* [Written task]
Please retype the data in full and exactly; the pictures are not part of the copy.

* [Data segment]
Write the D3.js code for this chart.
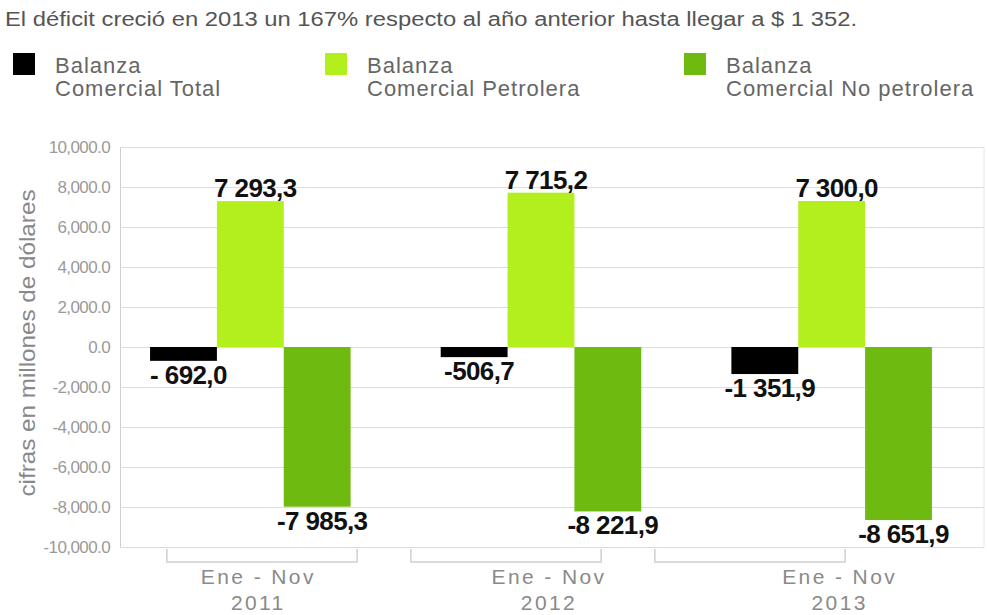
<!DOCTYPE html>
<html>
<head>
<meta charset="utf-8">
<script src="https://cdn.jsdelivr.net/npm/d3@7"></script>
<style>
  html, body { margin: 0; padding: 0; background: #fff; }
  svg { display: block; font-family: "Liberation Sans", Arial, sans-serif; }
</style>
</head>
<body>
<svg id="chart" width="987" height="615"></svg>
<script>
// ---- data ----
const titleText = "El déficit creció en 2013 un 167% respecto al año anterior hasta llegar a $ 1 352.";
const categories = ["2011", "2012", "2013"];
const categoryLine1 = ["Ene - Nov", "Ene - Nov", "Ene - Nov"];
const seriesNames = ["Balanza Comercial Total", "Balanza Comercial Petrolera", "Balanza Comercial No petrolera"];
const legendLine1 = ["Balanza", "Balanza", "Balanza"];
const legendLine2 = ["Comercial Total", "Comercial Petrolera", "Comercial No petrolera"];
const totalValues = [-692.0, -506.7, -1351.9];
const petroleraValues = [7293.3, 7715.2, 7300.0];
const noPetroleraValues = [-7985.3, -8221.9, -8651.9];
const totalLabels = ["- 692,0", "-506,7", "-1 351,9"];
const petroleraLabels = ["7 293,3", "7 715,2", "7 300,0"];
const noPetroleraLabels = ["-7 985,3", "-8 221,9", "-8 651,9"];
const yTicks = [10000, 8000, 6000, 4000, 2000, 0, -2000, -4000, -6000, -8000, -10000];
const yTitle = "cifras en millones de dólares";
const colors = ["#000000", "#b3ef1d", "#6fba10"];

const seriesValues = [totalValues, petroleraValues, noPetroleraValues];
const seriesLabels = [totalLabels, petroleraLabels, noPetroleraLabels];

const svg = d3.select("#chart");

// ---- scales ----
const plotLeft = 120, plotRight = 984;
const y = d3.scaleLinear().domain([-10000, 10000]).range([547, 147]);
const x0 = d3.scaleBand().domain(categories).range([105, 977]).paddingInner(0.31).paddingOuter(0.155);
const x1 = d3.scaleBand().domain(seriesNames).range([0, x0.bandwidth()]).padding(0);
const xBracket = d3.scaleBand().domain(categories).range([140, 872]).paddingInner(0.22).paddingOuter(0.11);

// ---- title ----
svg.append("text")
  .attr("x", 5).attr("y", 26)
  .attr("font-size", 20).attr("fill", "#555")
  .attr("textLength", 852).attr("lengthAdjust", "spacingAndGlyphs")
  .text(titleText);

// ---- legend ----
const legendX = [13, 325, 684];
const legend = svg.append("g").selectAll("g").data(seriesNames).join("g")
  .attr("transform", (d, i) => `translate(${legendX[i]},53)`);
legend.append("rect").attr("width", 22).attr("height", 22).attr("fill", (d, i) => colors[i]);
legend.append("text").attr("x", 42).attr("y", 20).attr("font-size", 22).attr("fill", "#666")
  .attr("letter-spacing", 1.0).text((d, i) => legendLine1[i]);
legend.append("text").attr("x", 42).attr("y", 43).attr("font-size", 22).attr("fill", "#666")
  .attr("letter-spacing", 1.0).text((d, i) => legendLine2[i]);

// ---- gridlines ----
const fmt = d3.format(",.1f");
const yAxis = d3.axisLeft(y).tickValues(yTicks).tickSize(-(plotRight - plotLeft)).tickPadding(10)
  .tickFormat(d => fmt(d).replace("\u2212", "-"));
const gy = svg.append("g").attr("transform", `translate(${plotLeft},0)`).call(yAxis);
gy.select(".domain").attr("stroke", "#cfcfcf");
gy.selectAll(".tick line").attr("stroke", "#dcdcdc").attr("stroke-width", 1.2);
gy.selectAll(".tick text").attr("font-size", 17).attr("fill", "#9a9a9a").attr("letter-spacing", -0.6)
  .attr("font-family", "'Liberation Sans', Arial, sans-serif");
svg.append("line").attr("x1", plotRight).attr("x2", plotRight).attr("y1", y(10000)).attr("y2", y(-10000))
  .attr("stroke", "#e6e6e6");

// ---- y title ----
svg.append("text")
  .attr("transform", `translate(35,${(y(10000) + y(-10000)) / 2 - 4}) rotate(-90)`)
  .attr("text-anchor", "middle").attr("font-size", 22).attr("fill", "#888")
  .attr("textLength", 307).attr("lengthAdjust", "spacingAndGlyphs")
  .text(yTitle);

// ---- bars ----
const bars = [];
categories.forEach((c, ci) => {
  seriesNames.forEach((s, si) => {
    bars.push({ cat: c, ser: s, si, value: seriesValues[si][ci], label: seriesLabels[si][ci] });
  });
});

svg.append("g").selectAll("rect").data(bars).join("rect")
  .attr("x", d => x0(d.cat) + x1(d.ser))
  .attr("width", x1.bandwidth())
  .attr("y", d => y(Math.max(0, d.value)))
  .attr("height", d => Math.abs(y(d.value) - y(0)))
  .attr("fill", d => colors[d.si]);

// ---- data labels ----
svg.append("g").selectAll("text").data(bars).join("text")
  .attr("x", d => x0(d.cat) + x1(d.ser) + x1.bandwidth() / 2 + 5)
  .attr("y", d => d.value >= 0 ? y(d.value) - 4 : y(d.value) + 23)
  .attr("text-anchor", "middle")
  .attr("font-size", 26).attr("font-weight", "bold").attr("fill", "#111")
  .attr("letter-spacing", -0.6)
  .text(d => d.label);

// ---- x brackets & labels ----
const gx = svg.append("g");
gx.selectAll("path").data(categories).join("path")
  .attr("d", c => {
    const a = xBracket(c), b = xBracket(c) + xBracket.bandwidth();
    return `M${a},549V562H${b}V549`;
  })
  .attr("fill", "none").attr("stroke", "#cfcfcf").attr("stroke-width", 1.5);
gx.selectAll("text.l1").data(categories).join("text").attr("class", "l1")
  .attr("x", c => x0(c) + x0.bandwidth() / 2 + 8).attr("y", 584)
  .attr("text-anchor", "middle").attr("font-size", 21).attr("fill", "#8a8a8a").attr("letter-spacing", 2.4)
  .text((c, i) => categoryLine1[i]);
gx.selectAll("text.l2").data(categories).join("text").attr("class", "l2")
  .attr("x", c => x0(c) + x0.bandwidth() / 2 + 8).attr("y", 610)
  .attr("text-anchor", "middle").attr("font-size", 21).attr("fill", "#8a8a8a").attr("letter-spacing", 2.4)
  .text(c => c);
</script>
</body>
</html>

* [Result for this exercise]
Write the D3.js code for this chart.
<!DOCTYPE html>
<html>
<head>
<meta charset="utf-8">
<script src="https://cdn.jsdelivr.net/npm/d3@7"></script>
<style>
  html, body { margin: 0; padding: 0; background: #fff; }
  svg { display: block; font-family: "Liberation Sans", Arial, sans-serif; }
</style>
</head>
<body>
<svg id="chart" width="987" height="615"></svg>
<script>
// ---- data ----
const titleText = "El déficit creció en 2013 un 167% respecto al año anterior hasta llegar a $ 1 352.";
const categories = ["2011", "2012", "2013"];
const categoryLine1 = ["Ene - Nov", "Ene - Nov", "Ene - Nov"];
const seriesNames = ["Balanza Comercial Total", "Balanza Comercial Petrolera", "Balanza Comercial No petrolera"];
const legendLine1 = ["Balanza", "Balanza", "Balanza"];
const legendLine2 = ["Comercial Total", "Comercial Petrolera", "Comercial No petrolera"];
const totalValues = [-692.0, -506.7, -1351.9];
const petroleraValues = [7293.3, 7715.2, 7300.0];
const noPetroleraValues = [-7985.3, -8221.9, -8651.9];
const totalLabels = ["- 692,0", "-506,7", "-1 351,9"];
const petroleraLabels = ["7 293,3", "7 715,2", "7 300,0"];
const noPetroleraLabels = ["-7 985,3", "-8 221,9", "-8 651,9"];
const yTicks = [10000, 8000, 6000, 4000, 2000, 0, -2000, -4000, -6000, -8000, -10000];
const yTitle = "cifras en millones de dólares";
const colors = ["#000000", "#b3ef1d", "#6fba10"];

const seriesValues = [totalValues, petroleraValues, noPetroleraValues];
const seriesLabels = [totalLabels, petroleraLabels, noPetroleraLabels];

const svg = d3.select("#chart");

// ---- scales ----
const plotLeft = 120, plotRight = 984;
const y = d3.scaleLinear().domain([-10000, 10000]).range([547, 147]);
const x0 = d3.scaleBand().domain(categories).range([105, 977]).paddingInner(0.31).paddingOuter(0.155);
const x1 = d3.scaleBand().domain(seriesNames).range([0, x0.bandwidth()]).padding(0);
const xBracket = d3.scaleBand().domain(categories).range([140, 872]).paddingInner(0.22).paddingOuter(0.11);

// ---- title ----
svg.append("text")
  .attr("x", 5).attr("y", 26)
  .attr("font-size", 20).attr("fill", "#555")
  .attr("textLength", 852).attr("lengthAdjust", "spacingAndGlyphs")
  .text(titleText);

// ---- legend ----
const legendX = [13, 325, 684];
const legend = svg.append("g").selectAll("g").data(seriesNames).join("g")
  .attr("transform", (d, i) => `translate(${legendX[i]},53)`);
legend.append("rect").attr("width", 22).attr("height", 22).attr("fill", (d, i) => colors[i]);
legend.append("text").attr("x", 42).attr("y", 20).attr("font-size", 22).attr("fill", "#666")
  .attr("letter-spacing", 1.0).text((d, i) => legendLine1[i]);
legend.append("text").attr("x", 42).attr("y", 43).attr("font-size", 22).attr("fill", "#666")
  .attr("letter-spacing", 1.0).text((d, i) => legendLine2[i]);

// ---- gridlines ----
const fmt = d3.format(",.1f");
const yAxis = d3.axisLeft(y).tickValues(yTicks).tickSize(-(plotRight - plotLeft)).tickPadding(10)
  .tickFormat(d => fmt(d).replace("\u2212", "-"));
const gy = svg.append("g").attr("transform", `translate(${plotLeft},0)`).call(yAxis);
gy.select(".domain").attr("stroke", "#cfcfcf");
gy.selectAll(".tick line").attr("stroke", "#dcdcdc").attr("stroke-width", 1.2);
gy.selectAll(".tick text").attr("font-size", 17).attr("fill", "#9a9a9a").attr("letter-spacing", -0.6)
  .attr("font-family", "'Liberation Sans', Arial, sans-serif");
svg.append("line").attr("x1", plotRight).attr("x2", plotRight).attr("y1", y(10000)).attr("y2", y(-10000))
  .attr("stroke", "#e6e6e6");

// ---- y title ----
svg.append("text")
  .attr("transform", `translate(35,${(y(10000) + y(-10000)) / 2 - 4}) rotate(-90)`)
  .attr("text-anchor", "middle").attr("font-size", 22).attr("fill", "#888")
  .attr("textLength", 307).attr("lengthAdjust", "spacingAndGlyphs")
  .text(yTitle);

// ---- bars ----
const bars = [];
categories.forEach((c, ci) => {
  seriesNames.forEach((s, si) => {
    bars.push({ cat: c, ser: s, si, value: seriesValues[si][ci], label: seriesLabels[si][ci] });
  });
});

svg.append("g").selectAll("rect").data(bars).join("rect")
  .attr("x", d => x0(d.cat) + x1(d.ser))
  .attr("width", x1.bandwidth())
  .attr("y", d => y(Math.max(0, d.value)))
  .attr("height", d => Math.abs(y(d.value) - y(0)))
  .attr("fill", d => colors[d.si]);

// ---- data labels ----
svg.append("g").selectAll("text").data(bars).join("text")
  .attr("x", d => x0(d.cat) + x1(d.ser) + x1.bandwidth() / 2 + 5)
  .attr("y", d => d.value >= 0 ? y(d.value) - 4 : y(d.value) + 23)
  .attr("text-anchor", "middle")
  .attr("font-size", 26).attr("font-weight", "bold").attr("fill", "#111")
  .attr("letter-spacing", -0.6)
  .text(d => d.label);

// ---- x brackets & labels ----
const gx = svg.append("g");
gx.selectAll("path").data(categories).join("path")
  .attr("d", c => {
    const a = xBracket(c), b = xBracket(c) + xBracket.bandwidth();
    return `M${a},549V562H${b}V549`;
  })
  .attr("fill", "none").attr("stroke", "#cfcfcf").attr("stroke-width", 1.5);
gx.selectAll("text.l1").data(categories).join("text").attr("class", "l1")
  .attr("x", c => x0(c) + x0.bandwidth() / 2 + 8).attr("y", 584)
  .attr("text-anchor", "middle").attr("font-size", 21).attr("fill", "#8a8a8a").attr("letter-spacing", 2.4)
  .text((c, i) => categoryLine1[i]);
gx.selectAll("text.l2").data(categories).join("text").attr("class", "l2")
  .attr("x", c => x0(c) + x0.bandwidth() / 2 + 8).attr("y", 610)
  .attr("text-anchor", "middle").attr("font-size", 21).attr("fill", "#8a8a8a").attr("letter-spacing", 2.4)
  .text(c => c);
</script>
</body>
</html>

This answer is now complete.